=== DATA SEGMENT ===
++++

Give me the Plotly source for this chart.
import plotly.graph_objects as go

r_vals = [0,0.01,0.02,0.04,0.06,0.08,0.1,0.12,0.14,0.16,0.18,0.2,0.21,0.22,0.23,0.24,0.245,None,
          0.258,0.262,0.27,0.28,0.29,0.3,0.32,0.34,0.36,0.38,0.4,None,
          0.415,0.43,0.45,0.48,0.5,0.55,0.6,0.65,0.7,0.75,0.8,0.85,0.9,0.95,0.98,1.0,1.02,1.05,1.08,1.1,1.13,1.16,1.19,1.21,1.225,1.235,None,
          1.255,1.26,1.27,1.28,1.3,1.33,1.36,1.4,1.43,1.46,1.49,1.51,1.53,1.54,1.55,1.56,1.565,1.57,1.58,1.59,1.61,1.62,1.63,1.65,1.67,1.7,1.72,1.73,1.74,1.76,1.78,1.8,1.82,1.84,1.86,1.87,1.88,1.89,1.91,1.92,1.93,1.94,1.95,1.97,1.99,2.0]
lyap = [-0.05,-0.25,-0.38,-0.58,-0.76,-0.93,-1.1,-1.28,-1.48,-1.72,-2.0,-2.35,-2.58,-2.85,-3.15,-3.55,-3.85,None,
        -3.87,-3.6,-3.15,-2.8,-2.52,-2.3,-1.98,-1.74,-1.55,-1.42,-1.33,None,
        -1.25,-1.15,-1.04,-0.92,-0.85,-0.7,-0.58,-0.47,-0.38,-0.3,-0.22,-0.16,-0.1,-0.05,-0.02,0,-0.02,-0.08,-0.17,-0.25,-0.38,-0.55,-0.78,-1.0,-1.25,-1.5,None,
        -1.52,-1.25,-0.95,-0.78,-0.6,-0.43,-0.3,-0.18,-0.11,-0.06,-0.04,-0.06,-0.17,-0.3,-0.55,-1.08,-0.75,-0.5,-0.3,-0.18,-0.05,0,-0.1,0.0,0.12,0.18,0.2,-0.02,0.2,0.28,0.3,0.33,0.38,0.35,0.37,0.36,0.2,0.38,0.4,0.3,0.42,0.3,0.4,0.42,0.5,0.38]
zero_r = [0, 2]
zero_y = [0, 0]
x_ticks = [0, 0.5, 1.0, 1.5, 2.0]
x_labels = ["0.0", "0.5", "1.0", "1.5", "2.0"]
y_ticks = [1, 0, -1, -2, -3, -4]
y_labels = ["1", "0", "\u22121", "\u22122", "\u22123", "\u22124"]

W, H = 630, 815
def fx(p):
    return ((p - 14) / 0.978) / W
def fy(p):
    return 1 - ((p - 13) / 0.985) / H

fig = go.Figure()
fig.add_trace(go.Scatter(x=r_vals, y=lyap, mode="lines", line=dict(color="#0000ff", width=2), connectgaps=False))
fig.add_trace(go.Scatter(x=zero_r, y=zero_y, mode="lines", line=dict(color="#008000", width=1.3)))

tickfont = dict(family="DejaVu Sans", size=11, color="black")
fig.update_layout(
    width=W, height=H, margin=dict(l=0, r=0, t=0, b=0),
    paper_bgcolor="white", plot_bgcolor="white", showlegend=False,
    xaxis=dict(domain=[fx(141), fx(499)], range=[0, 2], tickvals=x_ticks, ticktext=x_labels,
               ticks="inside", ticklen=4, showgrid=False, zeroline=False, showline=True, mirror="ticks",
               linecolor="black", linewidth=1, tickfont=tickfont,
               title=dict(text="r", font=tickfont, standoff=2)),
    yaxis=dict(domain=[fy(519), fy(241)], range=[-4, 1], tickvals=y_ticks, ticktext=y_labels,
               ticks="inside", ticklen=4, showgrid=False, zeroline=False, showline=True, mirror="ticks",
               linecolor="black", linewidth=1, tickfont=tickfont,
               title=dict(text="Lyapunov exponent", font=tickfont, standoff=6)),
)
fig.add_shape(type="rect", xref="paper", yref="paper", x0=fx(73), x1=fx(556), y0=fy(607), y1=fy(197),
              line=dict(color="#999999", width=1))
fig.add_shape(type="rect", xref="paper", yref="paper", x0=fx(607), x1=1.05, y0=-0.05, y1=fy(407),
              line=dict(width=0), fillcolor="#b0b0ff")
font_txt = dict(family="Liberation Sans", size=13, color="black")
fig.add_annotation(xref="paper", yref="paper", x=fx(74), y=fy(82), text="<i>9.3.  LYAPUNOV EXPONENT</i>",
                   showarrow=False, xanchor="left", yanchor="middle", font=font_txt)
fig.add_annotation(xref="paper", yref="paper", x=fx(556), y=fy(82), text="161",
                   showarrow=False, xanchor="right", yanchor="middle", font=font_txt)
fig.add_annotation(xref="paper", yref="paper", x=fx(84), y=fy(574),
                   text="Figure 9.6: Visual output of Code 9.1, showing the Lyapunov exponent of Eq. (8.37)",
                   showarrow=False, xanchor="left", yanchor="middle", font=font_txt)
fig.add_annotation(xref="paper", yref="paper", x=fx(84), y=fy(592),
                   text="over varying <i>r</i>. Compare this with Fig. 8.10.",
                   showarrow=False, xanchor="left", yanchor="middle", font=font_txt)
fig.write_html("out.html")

++++

=== THE PROBLEM ===
Look over the material above and show each line where "this" appears.

=== WRITTEN RESPONSE ===
Give me the Plotly source for this chart.
                   text="over varying <i>r</i>. Compare this with Fig. 8.10.",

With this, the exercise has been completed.